Crowdsourcing Gameplay Experiences
Context
The concept of User Experience plays a key role in informing Interaction Design activities and a special important role in the field of Digital Games Research where subjective perception, interpretation and appreciation of the experience with artifacts involves complex relations in the user’s social and personal context. Evaluating User Experience currently relies on user self-reporting, ethnographic observation, biometrics measurement or the use of automated gameplay metrics. Under these methods, getting relevant and timely user data can be extremely difficult and costly thus significantly hindering progress on the exploration of potential design spaces and diverse aesthetics in gameplay. With a lack of formal gameplay modeling and gameplay experience evaluation quality metrics and methods, designers are left with their instinct, and frequently take refuge in known solutions reiterating know formulas under the mantra of fun.
With the CrowPlay project we want to build a game design testbed that will explore a crowdsourcing approach by delivering playable game designs to users, and inviting them to voluntarily contribute their gameplay metrics as a valuable data source for researching and developing game play metrics from player behavior and feedback. Such a testbed will be instrumental in enabling further empirical research on design options with respect to various qualities transcending fun (rhythm, attention, engagement, challenge, learning, etc) and the impact of aesthetics of interactivity on perception and interpretation of gameplay.

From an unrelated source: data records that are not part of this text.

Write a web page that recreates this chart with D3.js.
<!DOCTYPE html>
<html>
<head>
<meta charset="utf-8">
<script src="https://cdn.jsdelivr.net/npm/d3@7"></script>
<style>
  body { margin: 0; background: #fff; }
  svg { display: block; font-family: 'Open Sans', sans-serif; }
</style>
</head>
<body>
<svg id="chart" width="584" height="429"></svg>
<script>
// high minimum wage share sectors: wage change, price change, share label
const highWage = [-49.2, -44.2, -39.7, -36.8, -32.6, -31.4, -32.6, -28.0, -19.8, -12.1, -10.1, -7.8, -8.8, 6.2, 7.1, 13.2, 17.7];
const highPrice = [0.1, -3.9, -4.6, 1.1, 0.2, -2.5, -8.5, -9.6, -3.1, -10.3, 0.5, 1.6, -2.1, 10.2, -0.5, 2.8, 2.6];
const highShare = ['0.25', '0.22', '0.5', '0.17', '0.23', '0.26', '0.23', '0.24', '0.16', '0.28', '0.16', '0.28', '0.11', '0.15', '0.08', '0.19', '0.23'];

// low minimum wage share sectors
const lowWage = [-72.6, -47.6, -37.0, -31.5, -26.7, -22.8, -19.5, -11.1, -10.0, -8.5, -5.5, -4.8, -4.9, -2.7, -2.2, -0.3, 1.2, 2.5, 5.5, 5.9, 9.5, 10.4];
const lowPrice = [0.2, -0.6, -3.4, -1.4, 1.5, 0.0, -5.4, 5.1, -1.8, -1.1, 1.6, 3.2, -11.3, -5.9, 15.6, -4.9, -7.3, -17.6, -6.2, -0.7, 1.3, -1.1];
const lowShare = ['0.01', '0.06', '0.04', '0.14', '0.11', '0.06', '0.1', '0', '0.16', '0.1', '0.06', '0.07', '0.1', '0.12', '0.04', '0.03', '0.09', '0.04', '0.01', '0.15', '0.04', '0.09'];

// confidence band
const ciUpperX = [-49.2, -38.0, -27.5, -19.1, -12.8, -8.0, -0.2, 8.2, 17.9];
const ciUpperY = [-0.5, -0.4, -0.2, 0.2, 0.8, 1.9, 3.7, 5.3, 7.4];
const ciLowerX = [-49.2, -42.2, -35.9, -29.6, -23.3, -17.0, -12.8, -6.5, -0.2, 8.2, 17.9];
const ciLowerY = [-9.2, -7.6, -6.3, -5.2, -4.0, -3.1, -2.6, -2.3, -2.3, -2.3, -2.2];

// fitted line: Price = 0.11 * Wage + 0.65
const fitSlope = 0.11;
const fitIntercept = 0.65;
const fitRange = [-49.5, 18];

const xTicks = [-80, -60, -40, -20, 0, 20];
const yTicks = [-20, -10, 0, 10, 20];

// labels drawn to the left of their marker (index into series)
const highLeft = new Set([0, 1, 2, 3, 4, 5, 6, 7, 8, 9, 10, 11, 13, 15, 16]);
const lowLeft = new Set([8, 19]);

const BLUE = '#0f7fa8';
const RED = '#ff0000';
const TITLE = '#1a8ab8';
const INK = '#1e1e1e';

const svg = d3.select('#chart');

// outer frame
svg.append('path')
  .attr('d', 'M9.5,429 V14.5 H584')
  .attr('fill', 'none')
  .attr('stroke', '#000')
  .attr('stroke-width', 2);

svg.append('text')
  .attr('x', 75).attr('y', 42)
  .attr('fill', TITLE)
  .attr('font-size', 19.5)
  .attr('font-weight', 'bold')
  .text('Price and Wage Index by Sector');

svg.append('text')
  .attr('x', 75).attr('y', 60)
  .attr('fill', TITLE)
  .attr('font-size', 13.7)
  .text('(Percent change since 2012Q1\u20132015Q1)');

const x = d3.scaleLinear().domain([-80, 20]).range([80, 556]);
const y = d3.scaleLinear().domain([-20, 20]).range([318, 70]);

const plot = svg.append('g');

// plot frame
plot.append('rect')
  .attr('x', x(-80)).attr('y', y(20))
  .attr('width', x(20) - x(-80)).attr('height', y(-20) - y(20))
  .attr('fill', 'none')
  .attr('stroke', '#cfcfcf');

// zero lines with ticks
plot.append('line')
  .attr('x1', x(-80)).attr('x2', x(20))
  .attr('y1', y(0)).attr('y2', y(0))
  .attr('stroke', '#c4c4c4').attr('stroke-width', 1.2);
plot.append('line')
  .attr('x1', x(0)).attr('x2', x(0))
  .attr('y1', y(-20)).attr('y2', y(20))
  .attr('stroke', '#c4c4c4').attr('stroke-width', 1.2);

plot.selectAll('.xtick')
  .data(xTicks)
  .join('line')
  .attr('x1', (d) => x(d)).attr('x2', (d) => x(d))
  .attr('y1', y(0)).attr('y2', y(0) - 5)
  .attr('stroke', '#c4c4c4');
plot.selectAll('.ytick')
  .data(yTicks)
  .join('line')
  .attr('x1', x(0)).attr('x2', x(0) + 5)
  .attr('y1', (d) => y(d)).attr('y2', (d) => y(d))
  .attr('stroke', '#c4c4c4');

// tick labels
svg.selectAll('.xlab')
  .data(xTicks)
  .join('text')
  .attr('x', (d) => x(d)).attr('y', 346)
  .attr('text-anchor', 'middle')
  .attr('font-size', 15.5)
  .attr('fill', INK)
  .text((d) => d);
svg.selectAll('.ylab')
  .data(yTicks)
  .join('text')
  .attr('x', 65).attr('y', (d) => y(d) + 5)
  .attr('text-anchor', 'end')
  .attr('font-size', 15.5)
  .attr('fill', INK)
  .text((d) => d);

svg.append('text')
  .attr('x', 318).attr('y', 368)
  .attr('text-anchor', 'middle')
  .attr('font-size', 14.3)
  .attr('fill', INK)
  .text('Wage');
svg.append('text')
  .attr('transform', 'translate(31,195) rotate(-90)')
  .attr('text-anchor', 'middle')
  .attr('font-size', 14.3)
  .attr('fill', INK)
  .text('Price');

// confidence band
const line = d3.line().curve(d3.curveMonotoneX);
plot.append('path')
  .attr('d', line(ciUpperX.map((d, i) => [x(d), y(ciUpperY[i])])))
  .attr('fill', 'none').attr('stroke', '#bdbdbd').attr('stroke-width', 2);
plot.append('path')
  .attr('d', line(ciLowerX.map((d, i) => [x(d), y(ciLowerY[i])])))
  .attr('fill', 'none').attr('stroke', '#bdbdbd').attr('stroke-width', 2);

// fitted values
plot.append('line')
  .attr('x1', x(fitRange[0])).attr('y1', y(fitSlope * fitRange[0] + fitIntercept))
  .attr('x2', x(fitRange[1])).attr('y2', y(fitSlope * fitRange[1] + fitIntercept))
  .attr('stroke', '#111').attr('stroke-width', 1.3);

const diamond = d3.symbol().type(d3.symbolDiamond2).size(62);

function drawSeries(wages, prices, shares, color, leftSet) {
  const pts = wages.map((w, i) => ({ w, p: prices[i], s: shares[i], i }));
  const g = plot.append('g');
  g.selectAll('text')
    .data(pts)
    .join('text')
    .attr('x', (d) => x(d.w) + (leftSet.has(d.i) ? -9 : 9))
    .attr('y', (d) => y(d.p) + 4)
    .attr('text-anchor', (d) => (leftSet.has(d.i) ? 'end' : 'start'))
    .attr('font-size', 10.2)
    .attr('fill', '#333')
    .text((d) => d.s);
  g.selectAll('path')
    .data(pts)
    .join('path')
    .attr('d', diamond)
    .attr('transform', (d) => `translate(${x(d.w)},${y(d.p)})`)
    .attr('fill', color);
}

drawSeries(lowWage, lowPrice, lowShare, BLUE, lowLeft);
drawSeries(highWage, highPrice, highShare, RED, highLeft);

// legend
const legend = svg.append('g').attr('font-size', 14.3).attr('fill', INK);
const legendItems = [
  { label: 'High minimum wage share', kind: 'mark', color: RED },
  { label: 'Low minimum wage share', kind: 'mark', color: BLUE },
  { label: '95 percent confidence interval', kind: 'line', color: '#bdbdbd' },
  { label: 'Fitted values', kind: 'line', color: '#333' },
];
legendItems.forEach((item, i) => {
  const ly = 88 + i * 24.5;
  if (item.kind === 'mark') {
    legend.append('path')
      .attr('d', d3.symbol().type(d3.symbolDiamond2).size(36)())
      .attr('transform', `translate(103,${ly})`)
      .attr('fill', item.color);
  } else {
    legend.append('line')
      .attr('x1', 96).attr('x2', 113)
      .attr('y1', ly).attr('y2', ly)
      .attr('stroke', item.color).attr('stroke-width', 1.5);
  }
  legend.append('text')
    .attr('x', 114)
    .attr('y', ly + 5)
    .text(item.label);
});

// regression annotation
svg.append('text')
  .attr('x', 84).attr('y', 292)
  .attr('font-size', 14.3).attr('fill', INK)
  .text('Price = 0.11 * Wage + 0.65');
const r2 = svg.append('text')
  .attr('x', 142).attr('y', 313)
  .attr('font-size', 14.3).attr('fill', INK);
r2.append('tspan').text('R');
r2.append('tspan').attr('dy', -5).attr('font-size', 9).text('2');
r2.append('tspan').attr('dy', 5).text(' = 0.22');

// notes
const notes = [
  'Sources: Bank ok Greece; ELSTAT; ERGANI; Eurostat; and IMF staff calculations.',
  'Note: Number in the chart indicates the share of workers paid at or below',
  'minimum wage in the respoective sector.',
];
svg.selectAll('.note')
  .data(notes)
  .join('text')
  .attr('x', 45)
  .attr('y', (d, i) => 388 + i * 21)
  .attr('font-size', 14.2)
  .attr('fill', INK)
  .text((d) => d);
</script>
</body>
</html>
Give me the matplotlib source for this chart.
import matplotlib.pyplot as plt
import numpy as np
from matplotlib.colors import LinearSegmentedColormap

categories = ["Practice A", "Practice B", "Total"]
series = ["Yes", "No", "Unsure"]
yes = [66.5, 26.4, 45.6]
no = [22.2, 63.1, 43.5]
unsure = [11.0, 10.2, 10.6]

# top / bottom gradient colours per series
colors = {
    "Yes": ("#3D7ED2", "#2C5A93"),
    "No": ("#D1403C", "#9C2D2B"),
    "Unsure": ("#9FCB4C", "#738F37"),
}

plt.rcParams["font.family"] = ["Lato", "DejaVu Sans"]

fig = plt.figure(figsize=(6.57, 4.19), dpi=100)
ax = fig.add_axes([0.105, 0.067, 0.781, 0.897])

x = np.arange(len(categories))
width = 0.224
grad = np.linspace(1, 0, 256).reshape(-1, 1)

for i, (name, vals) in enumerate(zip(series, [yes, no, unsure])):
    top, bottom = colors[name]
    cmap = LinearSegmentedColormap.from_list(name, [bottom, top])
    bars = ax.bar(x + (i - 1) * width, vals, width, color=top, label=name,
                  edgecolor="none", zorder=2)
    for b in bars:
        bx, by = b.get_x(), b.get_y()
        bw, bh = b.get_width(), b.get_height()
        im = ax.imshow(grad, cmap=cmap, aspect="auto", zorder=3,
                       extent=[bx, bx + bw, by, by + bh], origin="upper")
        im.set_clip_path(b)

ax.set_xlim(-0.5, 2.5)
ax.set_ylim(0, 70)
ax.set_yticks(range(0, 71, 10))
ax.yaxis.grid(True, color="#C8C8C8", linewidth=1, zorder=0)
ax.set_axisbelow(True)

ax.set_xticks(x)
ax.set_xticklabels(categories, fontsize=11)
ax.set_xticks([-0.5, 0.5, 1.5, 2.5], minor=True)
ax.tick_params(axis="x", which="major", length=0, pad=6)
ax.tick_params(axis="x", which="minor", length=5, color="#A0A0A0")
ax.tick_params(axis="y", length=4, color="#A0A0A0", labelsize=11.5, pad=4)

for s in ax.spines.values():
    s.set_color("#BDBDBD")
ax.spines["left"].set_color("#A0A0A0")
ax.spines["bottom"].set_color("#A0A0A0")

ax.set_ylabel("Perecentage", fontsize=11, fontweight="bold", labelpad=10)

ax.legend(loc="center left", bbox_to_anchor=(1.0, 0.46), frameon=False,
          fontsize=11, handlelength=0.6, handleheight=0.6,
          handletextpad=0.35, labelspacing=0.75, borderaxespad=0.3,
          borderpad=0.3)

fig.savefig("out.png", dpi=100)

This wider metrics framework would be of interest to the general User Experience design research community as well as to specific domains (e.g, game-based learning, sensory stimulation, activism, gamification, etc).
Objectives
The main result will be an app for smartphones/tablets – the engine – designed and built to enable distribution and run of game scenarios and the collection of gameplay metrics from player interactions in each game scenario.

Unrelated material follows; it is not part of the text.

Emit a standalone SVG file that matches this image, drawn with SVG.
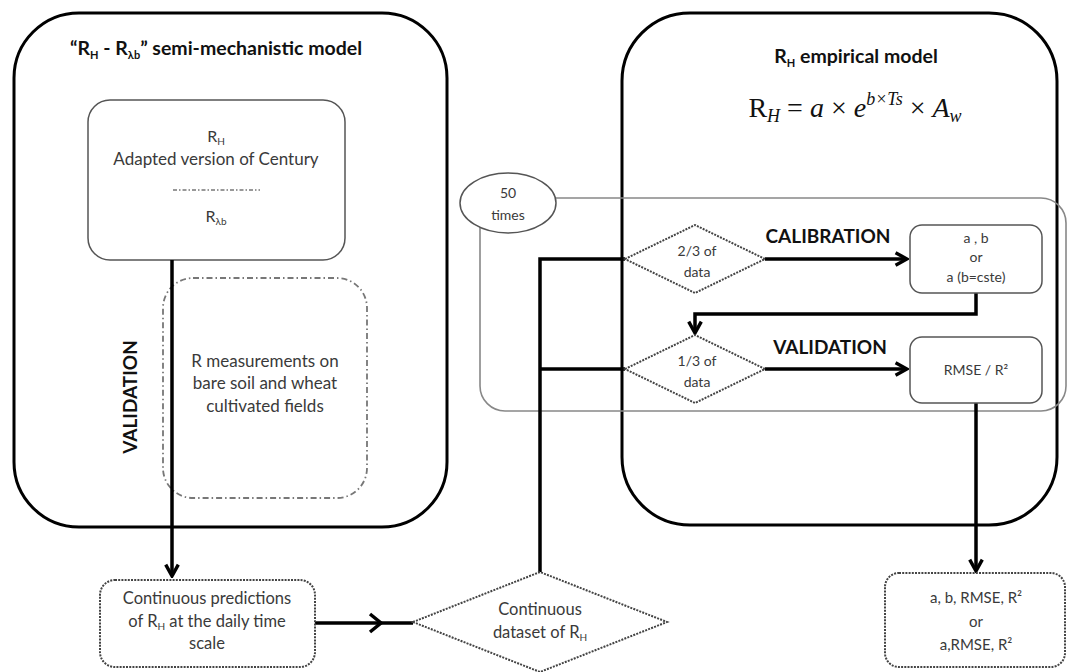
<svg xmlns="http://www.w3.org/2000/svg" width="1069" height="672" viewBox="0 0 1069 672">
<style>
.big{fill:none;stroke:#000;stroke-width:3}
.inner{fill:#fff;stroke:#555;stroke-width:1.5}
.dashdot{fill:none;stroke:#777;stroke-width:1.8;stroke-dasharray:6 3 1.5 3}
.dot{fill:#fff;stroke:#444;stroke-width:2;stroke-dasharray:2 1.2}
.loop{fill:none;stroke:#888;stroke-width:1.6}
.conn{fill:none;stroke:#000;stroke-width:3.5}
.t{font-family:Lato,"Liberation Sans",sans-serif;fill:#3a3a3a;text-anchor:middle}
.h{font-family:Lato,"Liberation Sans",sans-serif;fill:#111;font-weight:bold;text-anchor:middle}
.m{font-family:"Liberation Serif",serif;fill:#111}
</style>
<defs>
<marker id="arr" viewBox="0 0 14 14" refX="12" refY="7" markerWidth="16" markerHeight="16" markerUnits="userSpaceOnUse" orient="auto">
<path d="M2,1.5 L12,7 L2,12.5" fill="none" stroke="#000" stroke-width="3"/>
</marker>
</defs>
<rect width="1069" height="672" fill="#fff"/>

<g id="semi-model">
<rect class="big" x="14" y="13" width="433" height="514" rx="65"/>
<text class="h" x="216" y="55" font-size="19.5"><tspan>“R</tspan><tspan font-size="11" dy="4">H</tspan><tspan dy="-4"> - R</tspan><tspan font-size="11" dy="4">λb</tspan><tspan dy="-4">” semi-mechanistic model</tspan></text>
<text class="h" font-size="19" transform="translate(137,397) rotate(-90)">VALIDATION</text>
</g>

<g id="century">
<rect class="inner" x="88" y="100" width="257" height="160" rx="22"/>
<text class="t" x="216" y="142" font-size="16">R<tspan font-size="10" dy="3">H</tspan></text>
<text class="t" x="216" y="165" font-size="17">Adapted version of Century</text>
<line x1="173" y1="190" x2="260" y2="190" stroke="#777" stroke-width="1.5" stroke-dasharray="4 2 1.5 2"/>
<text class="t" x="216" y="222" font-size="16">R<tspan font-size="10" dy="3">λb</tspan></text>
</g>

<g id="measurements">
<rect class="dashdot" x="163" y="278" width="204" height="220" rx="30"/>
<text class="t" x="265" y="367" font-size="17">R measurements on</text>
<text class="t" x="265" y="389" font-size="17">bare soil and wheat</text>
<text class="t" x="265" y="412" font-size="17">cultivated fields</text>
</g>

<g id="empirical-model">
<rect class="big" x="622" y="13" width="435" height="512" rx="68"/>
<text class="h" x="856" y="63" font-size="19.5">R<tspan font-size="11" dy="4">H</tspan><tspan dy="-4"> empirical model</tspan></text>
<text class="m" x="855" y="117" font-size="28" text-anchor="middle">R<tspan font-style="italic" font-size="18" dy="5">H</tspan><tspan dy="-5"> =  </tspan><tspan font-style="italic">a</tspan><tspan> ×  </tspan><tspan font-style="italic">e</tspan><tspan font-style="italic" font-size="18" dy="-12">b×Ts</tspan><tspan dy="12"> ×  </tspan><tspan font-style="italic">A</tspan><tspan font-style="italic" font-size="18" dy="5">w</tspan></text>
</g>

<g id="loop">
<rect class="loop" x="480" y="198" width="586" height="213" rx="25"/>
</g>

<g id="fifty-times">
<ellipse cx="508" cy="203" rx="48" ry="30" fill="#fff" stroke="#555" stroke-width="1.5"/>
<text class="t" x="508" y="198" font-size="14">50</text>
<text class="t" x="508" y="220" font-size="14">times</text>
</g>

<g id="connectors">
<path class="conn" d="M540,572 V259 H625"/>
<path class="conn" d="M540,369 H625"/>
<path class="conn" d="M765,259 H907" marker-end="url(#arr)"/>
<path class="conn" d="M976,293 V314 H695 V333" marker-end="url(#arr)"/>
<path class="conn" d="M765,369 H907" marker-end="url(#arr)"/>
<path class="conn" d="M976,403 V571" marker-end="url(#arr)"/>
<path class="conn" d="M172,260 V576" marker-end="url(#arr)"/>
<path class="conn" d="M315,623 H413"/>
<path d="M370,614 L381,623 L370,632" fill="none" stroke="#000" stroke-width="3.5"/>
</g>

<g id="two-thirds">
<polygon class="dot" points="625,259 695,225 765,259 695,293"/>
<text class="t" x="697" y="256" font-size="14">2/3 of</text>
<text class="t" x="697" y="277" font-size="14">data</text>
</g>

<g id="calibration-label">
<text class="h" x="828" y="243" font-size="19">CALIBRATION</text>
</g>

<g id="ab-box">
<rect class="inner" x="910" y="225" width="132" height="68" rx="12"/>
<text class="t" x="976" y="243" font-size="14">a , b</text>
<text class="t" x="976" y="262" font-size="14">or</text>
<text class="t" x="976" y="282" font-size="14">a (b=cste)</text>
</g>

<g id="one-third">
<polygon class="dot" points="625,369 695,335 765,369 695,403"/>
<text class="t" x="697" y="366" font-size="14">1/3 of</text>
<text class="t" x="697" y="387" font-size="14">data</text>
</g>

<g id="validation-label">
<text class="h" x="830" y="354" font-size="19">VALIDATION</text>
</g>

<g id="rmse-box">
<rect class="inner" x="910" y="337" width="132" height="66" rx="12"/>
<text class="t" x="976" y="375" font-size="14">RMSE / R²</text>
</g>

<g id="predictions">
<rect class="dot" x="100" y="580" width="215" height="87" rx="15"/>
<text class="t" x="207" y="604" font-size="16.5">Continuous predictions</text>
<text class="t" x="207" y="627" font-size="16.5">of R<tspan font-size="10" dy="3">H</tspan><tspan dy="-3"> at the daily time</tspan></text>
<text class="t" x="207" y="649" font-size="16.5">scale</text>
</g>

<g id="dataset">
<polygon class="dot" points="413,622 540,572 667,622 540,672"/>
<text class="t" x="540" y="615" font-size="16.5">Continuous</text>
<text class="t" x="540" y="638" font-size="16.5">dataset of R<tspan font-size="10" dy="3">H</tspan></text>
</g>

<g id="final">
<rect class="dot" x="885" y="573" width="180" height="94" rx="14"/>
<text class="t" x="976" y="603" font-size="15">a, b, RMSE, R²</text>
<text class="t" x="976" y="627" font-size="15">or</text>
<text class="t" x="976" y="650" font-size="15">a,RMSE, R²</text>
</g>
</svg>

This project follows a Design Research approach, and will aim at building a crowdsourcing gameplay engine prototype consisting of three main outcomes:
a) a parameterizable game demo (real-time strategy) built on top of a pre-existing open-source engine smartphone/tablet;
b) a webservice interface for generating and serving game instances;
c) a logging service for gameplay events and data visualization of gameplay indicators.
A software architecture design stage will be followed by the agile development of engine and service components for registering and distributing game scenarios, and for collecting user interaction logs.